- _The problem_
Working from the top of the listing below, retype each line through the line containing "1080, 1620, 2320];", both included, with no pictures.
"""
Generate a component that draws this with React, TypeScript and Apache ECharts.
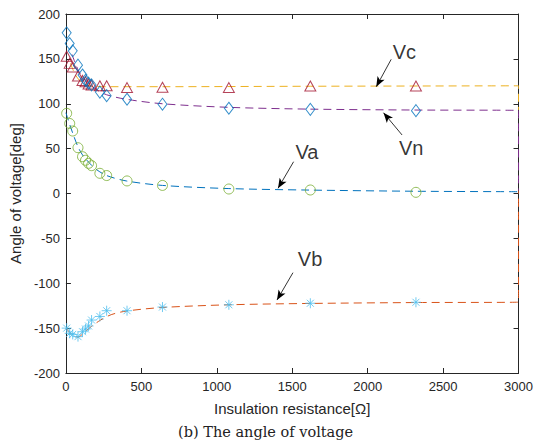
import React, { useEffect, useRef } from "react";
import * as echarts from "echarts";

// Measured resistance values [Ω]
const resist = [5, 25, 45, 80, 110, 130, 150, 170, 225, 270, 405, 640, 1080, 1620, 2320];

// Measured angles [deg]
const vcAngle = [153, 145, 141, 131, 126, 124.6, 122, 121, 120, 120, 118, 118.3, 118, 119.8, 119.8];
const vnAngle = [179, 167, 159, 143, 132, 126, 123, 121, 113, 109, 105, 99.5, 95, 93.8, 92.3];
const vaAngle = [89.3, 78, 69.6, 51, 41, 37, 33.6, 31, 22.5, 20, 14, 9, 5, 3.9, 1.3];
const vbAngle = [-150, -155.8, -157, -159.5, -154, -151, -147.6, -141, -137, -130.6, -130.6, -126.5, -124, -122.3, -121.2];

// Fitted curves
const vcFitX = [30, 60, 90, 120, 160, 270, 640, 1620, 3000, 3000];
const vcFitY = [145, 133, 126, 122, 120, 119, 119, 119.5, 120, 93];
const vnFitX = [40, 80, 110, 150, 200, 270, 400, 640, 1080, 1620, 2320, 3000, 3000];
const vnFitY = [155, 138, 130, 123, 116, 110, 105, 100, 96, 94, 93, 92.5, 3];
const vaFitX = [0, 25, 50, 80, 110, 150, 200, 270, 400, 640, 1080, 1620, 2320, 3000];
const vaFitY = [90, 77, 65, 52, 43, 35, 27, 20, 14, 9, 5.5, 3.8, 2.5, 2];
const vbFitX = [0, 40, 80, 120, 170, 230, 300, 400, 640, 1080, 1620, 2320, 3000, 3000];
const vbFitY = [-150, -157, -160, -155, -148, -141, -135, -131, -127, -124, -122.5, -121.5, -121, 3];

// Annotations: label, text position, arrow start, arrow end (data coords)
const annNames = ["Vc", "Vn", "Va", "Vb"];
const annText = [[2243, 158], [2288, 50.7], [1597, 46.6], [1618, -73.3]];
const annFrom = [[2156, 149.5], [2228, 65.2], [1509, 35.4], [1505, -88.2]];
const annTo = [[2057, 119], [2105, 90], [1406, 5.8], [1399, -118.7]];

const zip = (xs: number[], ys: number[]) => xs.map((x, i) => [x, ys[i]]);

const ASTERISK = "path://M0,5L10,5M5,0L5,10M1.5,1.5L8.5,8.5M1.5,8.5L8.5,1.5";

export default function App() {
  const ref = useRef<HTMLDivElement>(null);
  useEffect(() => {
    document.body.style.margin = "0";
    if (!ref.current) return;
    const chart = echarts.init(ref.current, undefined, { renderer: "svg" });
    const axisCol = "#262626";
    const font = "'Liberation Sans', Arial, sans-serif";
    const fitLine = (name: string, xs: number[], ys: number[], color: string) => ({
      name,
      type: "line",
      data: zip(xs, ys),
      showSymbol: false,
      symbol: "none",
      smooth: 0.3,
      lineStyle: { color, width: 1, type: [8, 5] },
      z: 2,
    });
    const markers = (name: string, ys: number[], symbol: string, size: any, color: string) => ({
      name,
      type: "scatter",
      data: zip(resist, ys),
      symbol,
      symbolSize: size,
      itemStyle: { color: "rgba(0,0,0,0)", borderColor: color, borderWidth: 1 },
      z: 3,
    });
    const axisBase = {
      axisLine: { onZero: false, lineStyle: { color: axisCol } },
      axisTick: { show: true, inside: true, length: 5, lineStyle: { color: axisCol } },
      splitLine: { show: false },
    };
    chart.setOption({
      animation: false,
      grid: { left: 64, right: 16, top: 14, bottom: 73 },
      xAxis: [
        {
          type: "value",
          min: 0,
          max: 3000,
          interval: 500,
          name: "Insulation resistance[Ω]",
          nameLocation: "middle",
          nameGap: 28,
          nameTextStyle: { fontFamily: font, fontSize: 15, color: axisCol },
          ...axisBase,
          axisLabel: { fontFamily: font, fontSize: 13, color: axisCol, margin: 7, formatter: (v: number) => String(v) },
        },
        {
          type: "value",
          position: "top",
          min: 0,
          max: 3000,
          interval: 500,
          ...axisBase,
          axisLabel: { show: false },
        },
      ],
      yAxis: [
        {
          type: "value",
          min: -200,
          max: 200,
          interval: 50,
          name: "Angle of voltage[deg]",
          nameLocation: "middle",
          nameGap: 40,
          nameRotate: 90,
          nameTextStyle: { fontFamily: font, fontSize: 15, color: axisCol },
          ...axisBase,
          axisLine: { show: true, onZero: false, lineStyle: { color: axisCol } },
          axisLabel: { fontFamily: font, fontSize: 13, color: axisCol, margin: 6 },
        },
        {
          type: "value",
          position: "right",
          min: -200,
          max: 200,
          interval: 50,
          ...axisBase,
          axisLine: { show: true, onZero: false, lineStyle: { color: axisCol } },
          axisLabel: { show: false },
        },
      ],
      series: [
        fitLine("Vc fit", vcFitX, vcFitY, "#EDB120"),
        fitLine("Vn fit", vnFitX, vnFitY, "#7E2F8E"),
        fitLine("Va fit", vaFitX, vaFitY, "#0072BD"),
        fitLine("Vb fit", vbFitX, vbFitY, "#D95319"),
        markers("Vc", vcAngle, "triangle", [11, 10], "#A2142F"),
        markers("Vn", vnAngle, "diamond", [9, 12], "#0072BD"),
        markers("Va", vaAngle, "circle", 10, "#77AC30"),
        markers("Vb", vbAngle, ASTERISK, 10, "#4DBEEE"),
        {
          name: "annotations",
          type: "scatter",
          data: annText.map((p, i) => ({ value: p, name: annNames[i] })),
          symbolSize: 0,
          label: {
            show: true,
            position: "inside",
            formatter: (p: any) => p.name,
            fontFamily: font,
            fontSize: 20,
            color: "#000",
          },
          markLine: {
            silent: true,
            symbol: ["none", "arrow"],
            symbolSize: [6, 10],
            label: { show: false },
            lineStyle: { color: "#000", width: 0.8, type: "solid" },
            data: annFrom.map((p, i) => [{ coord: p }, { coord: annTo[i] }]),
          },
          z: 5,
        },
      ],
      graphic: [
        {
          type: "text",
          left: 178,
          top: 424,
          style: {
            text: "(b) The angle of voltage",
            font: "14.5px 'DejaVu Serif', 'Liberation Serif', serif",
            fill: "#222",
          },
        },
      ],
    });
    return () => chart.dispose();
  }, []);
  return <div ref={ref} style={{ width: 536, height: 446 }} />;
}
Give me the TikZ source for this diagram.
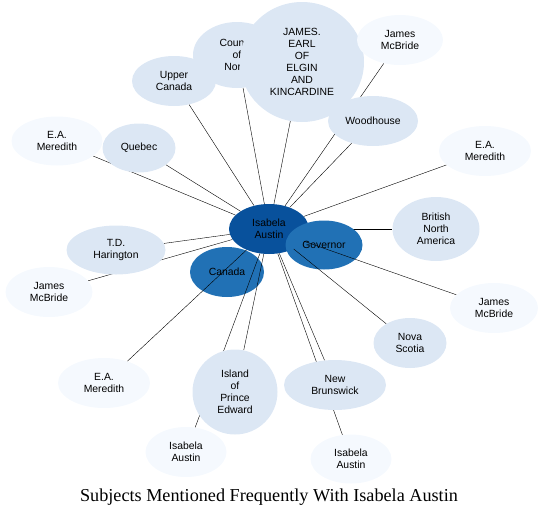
"""
- _Problem solution_
Generate a component that draws this with React, TypeScript and Apache ECharts.
import React, { useEffect, useRef } from "react";
import * as echarts from "echarts";

// Measured resistance values [Ω]
const resist = [5, 25, 45, 80, 110, 130, 150, 170, 225, 270, 405, 640, 1080, 1620, 2320];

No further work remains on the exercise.